§ GOAL: Transcribe every line from the top down to the line with "from matplotlib.lines import Line2D", both ends included, but not the pictures.

-- start of INFORMATION PROVIDED --

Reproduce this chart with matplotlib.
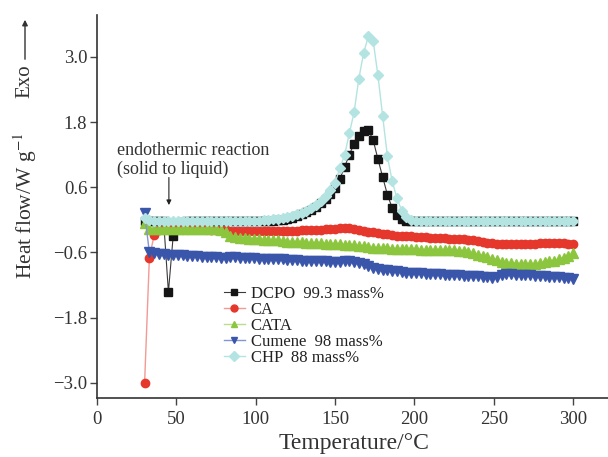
import numpy as np
import matplotlib
matplotlib.use("Agg")
import matplotlib.pyplot as plt
from matplotlib.ticker import FuncFormatter
from matplotlib.lines import Line2D

plt.rcParams["font.family"] = ["Liberation Serif", "DejaVu Serif"]
plt.rcParams["mathtext.fontset"] = "stix"

# Sample temperatures (°C) shared by all DSC traces
temperature = np.arange(30, 301, 3)

dcpo = [
    -0.03, -0.03, -0.03, -0.03, -0.03, -1.33, -0.30, -0.06, -0.04, -0.03,
    -0.03, -0.03, -0.03, -0.03, -0.03, -0.03, -0.03, -0.03, -0.03, -0.03,
    -0.03, -0.03, -0.03, -0.03, -0.03, -0.03, -0.02, -0.02, -0.01, 0.00,
    0.02, 0.04, 0.07, 0.10, 0.14, 0.18, 0.24, 0.31, 0.39, 0.48,
    0.58, 0.75, 0.97, 1.20, 1.40, 1.55, 1.63, 1.65, 1.47, 1.12,
    0.79, 0.46, 0.22, 0.08, 0.01, -0.02, -0.03, -0.03, -0.03, -0.03,
    -0.03, -0.03, -0.03, -0.03, -0.03, -0.03, -0.03, -0.03, -0.03, -0.03,
    -0.03, -0.03, -0.03, -0.03, -0.03, -0.03, -0.03, -0.03, -0.03, -0.03,
    -0.03, -0.03, -0.03, -0.03, -0.03, -0.03, -0.03, -0.03, -0.03, -0.03, -0.03,
]

ca = [
    -3.00, -0.70, -0.28, -0.18, -0.17, -0.17, -0.17, -0.17, -0.17, -0.17,
    -0.17, -0.17, -0.17, -0.17, -0.18, -0.18, -0.18, -0.19, -0.20, -0.20,
    -0.20, -0.20, -0.20, -0.20, -0.20, -0.20, -0.20, -0.20, -0.20, -0.20,
    -0.20, -0.20, -0.20, -0.19, -0.19, -0.19, -0.18, -0.18, -0.17, -0.17,
    -0.16, -0.15, -0.15, -0.15, -0.16, -0.18, -0.20, -0.22, -0.23, -0.25,
    -0.26, -0.27, -0.28, -0.29, -0.29, -0.30, -0.30, -0.31, -0.31, -0.32,
    -0.33, -0.33, -0.34, -0.34, -0.35, -0.35, -0.36, -0.36, -0.37, -0.38,
    -0.39, -0.40, -0.42, -0.43, -0.44, -0.44, -0.45, -0.45, -0.45, -0.44,
    -0.44, -0.44, -0.44, -0.43, -0.42, -0.42, -0.42, -0.43, -0.43, -0.44, -0.44,
]

cata = [
    -0.05, -0.17, -0.17, -0.16, -0.16, -0.16, -0.16, -0.16, -0.16, -0.16,
    -0.16, -0.16, -0.16, -0.16, -0.16, -0.17, -0.18, -0.22, -0.29, -0.32,
    -0.33, -0.34, -0.35, -0.36, -0.36, -0.37, -0.37, -0.38, -0.38, -0.39,
    -0.40, -0.40, -0.41, -0.41, -0.42, -0.42, -0.43, -0.43, -0.44, -0.44,
    -0.45, -0.45, -0.46, -0.46, -0.47, -0.48, -0.49, -0.50, -0.51, -0.51,
    -0.52, -0.52, -0.53, -0.53, -0.53, -0.54, -0.54, -0.54, -0.55, -0.55,
    -0.55, -0.55, -0.55, -0.56, -0.56, -0.56, -0.57, -0.58, -0.60, -0.62,
    -0.64, -0.66, -0.69, -0.72, -0.74, -0.77, -0.79, -0.80, -0.81, -0.82,
    -0.82, -0.82, -0.81, -0.80, -0.78, -0.76, -0.75, -0.73, -0.70, -0.67, -0.62,
]

cumene = [
    0.12, -0.60, -0.62, -0.63, -0.63, -0.64, -0.64, -0.65, -0.65, -0.66,
    -0.66, -0.67, -0.68, -0.68, -0.69, -0.69, -0.70, -0.70, -0.69, -0.69,
    -0.70, -0.70, -0.71, -0.71, -0.72, -0.72, -0.72, -0.73, -0.73, -0.73,
    -0.74, -0.74, -0.74, -0.75, -0.75, -0.75, -0.76, -0.76, -0.76, -0.77,
    -0.77, -0.77, -0.76, -0.76, -0.77, -0.79, -0.82, -0.85, -0.88, -0.90,
    -0.92, -0.93, -0.94, -0.95, -0.96, -0.97, -0.97, -0.98, -0.98, -0.99,
    -0.99, -1.00, -1.00, -1.01, -1.01, -1.02, -1.02, -1.03, -1.03, -1.04,
    -1.04, -1.05, -1.06, -1.07, -1.06, -1.01, -1.00, -1.00, -1.01, -1.01,
    -1.02, -1.02, -1.03, -1.03, -1.04, -1.05, -1.05, -1.06, -1.07, -1.08, -1.09,
]

chp = [
    0.04, -0.01, -0.03, -0.03, -0.03, -0.03, -0.03, -0.03, -0.03, -0.03,
    -0.03, -0.03, -0.03, -0.03, -0.03, -0.03, -0.03, -0.03, -0.03, -0.03,
    -0.03, -0.03, -0.03, -0.02, -0.02, -0.01, 0.00, 0.01, 0.02, 0.03,
    0.05, 0.07, 0.10, 0.13, 0.17, 0.22, 0.28, 0.35, 0.44, 0.54,
    0.68, 0.95, 1.19, 1.59, 1.98, 2.60, 3.07, 3.38, 3.30, 2.66,
    1.91, 1.17, 0.71, 0.40, 0.17, 0.05, 0.00, -0.02, -0.03, -0.03,
    -0.03, -0.03, -0.03, -0.03, -0.03, -0.03, -0.03, -0.03, -0.03, -0.03,
    -0.03, -0.03, -0.03, -0.03, -0.03, -0.03, -0.03, -0.03, -0.03, -0.03,
    -0.03, -0.03, -0.03, -0.03, -0.03, -0.03, -0.03, -0.03, -0.03, -0.03, -0.03,
]

labels = ["DCPO  99.3 mass%", "CA", "CATA", "Cumene  98 mass%", "CHP  88 mass%"]
x_ticks = [0, 50, 100, 150, 200, 250, 300]
y_ticks = [-3.0, -1.8, -0.6, 0.6, 1.8, 3.0]

styles = [
    dict(marker="s", ms=5.2, mfc="#151515", mec="#151515", color="#3a3a3a", lw=0.8),
    dict(marker="o", ms=6.0, mfc="#e5372b", mec="#e5372b", color="#f29a94", lw=1.0),
    dict(marker="^", ms=6.8, mfc="#8cc63e", mec="#8cc63e", color="#b9de8c", lw=1.0),
    dict(marker="v", ms=6.8, mfc="#3a56aa", mec="#3a56aa", color="#8496d2", lw=1.0),
    dict(marker="D", ms=5.2, mfc="#b3e4e1", mec="#b3e4e1", color="#b3e4e1", lw=1.0),
]

W, H = 608, 457
fig = plt.figure(figsize=(W / 100, H / 100), dpi=100)
ax = fig.add_axes([97 / W, 59 / H, 511 / W, 383 / H])

series = [dcpo, ca, cata, cumene, chp]
for values, st in zip(series, styles):
    ax.plot(temperature, values, **st)

ax.set_xlim(0, 322)
ax.set_ylim(-3.28, 3.77)
ax.set_xticks(x_ticks)
ax.set_yticks(y_ticks)
ax.yaxis.set_major_formatter(FuncFormatter(lambda v, p: f"{v:.1f}".replace("-", "\u2212")))

for side in ("top", "right"):
    ax.spines[side].set_visible(False)
for side in ("left", "bottom"):
    ax.spines[side].set_linewidth(1.2)
    ax.spines[side].set_color("#333333")
ax.tick_params(direction="out", length=5, width=1.0, color="#444444",
               labelsize=13.5, labelcolor="#333333")
ax.tick_params(axis="y", pad=2)
ax.tick_params(axis="x", pad=4)

# Axis titles
fig.text(354 / W, 1 - 444 / H, "Temperature/\u00b0C", fontsize=17,
         color="#333333", ha="center", va="center")
fig.text(25 / W, 1 - 206 / H, r"Heat flow/W g$^{-1}$", fontsize=15.5,
         color="#333333", ha="center", va="center", rotation=90)
fig.text(25 / W, 1 - 81 / H, "Exo", fontsize=15, color="#333333",
         ha="center", va="center", rotation=90)
fig.add_artist(matplotlib.patches.FancyArrowPatch(
    (25 / W, 1 - 62 / H), (25 / W, 1 - 17 / H), transform=fig.transFigure,
    arrowstyle="-|>", mutation_scale=8, lw=1.0, color="#333333"))

# Melting note
ax.text(12.5, 1.1, "endothermic reaction\n(solid to liquid)", fontsize=13,
        color="#333333", ha="left", va="center", linespacing=1.15)
ax.annotate("", xy=(45.3, 0.22), xytext=(45.3, 0.83),
            arrowprops=dict(arrowstyle="-|>", lw=0.8, color="#222222",
                            mutation_scale=7))

handles = [Line2D([], [], **dict(st, ms=5.0)) for st in styles]
fig.legend(handles, labels, loc="upper left",
           bbox_to_anchor=(224 / W, 1 - 286 / H), frameon=False,
           fontsize=12, handlelength=1.25, handletextpad=0.35,
           labelspacing=0.0, borderpad=0, borderaxespad=0, labelcolor="#222222")

fig.savefig("out.png", dpi=100)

-- end of INFORMATION PROVIDED --

§ RESPONSE:
Reproduce this chart with matplotlib.
import numpy as np
import matplotlib
matplotlib.use("Agg")
import matplotlib.pyplot as plt
from matplotlib.ticker import FuncFormatter
from matplotlib.lines import Line2D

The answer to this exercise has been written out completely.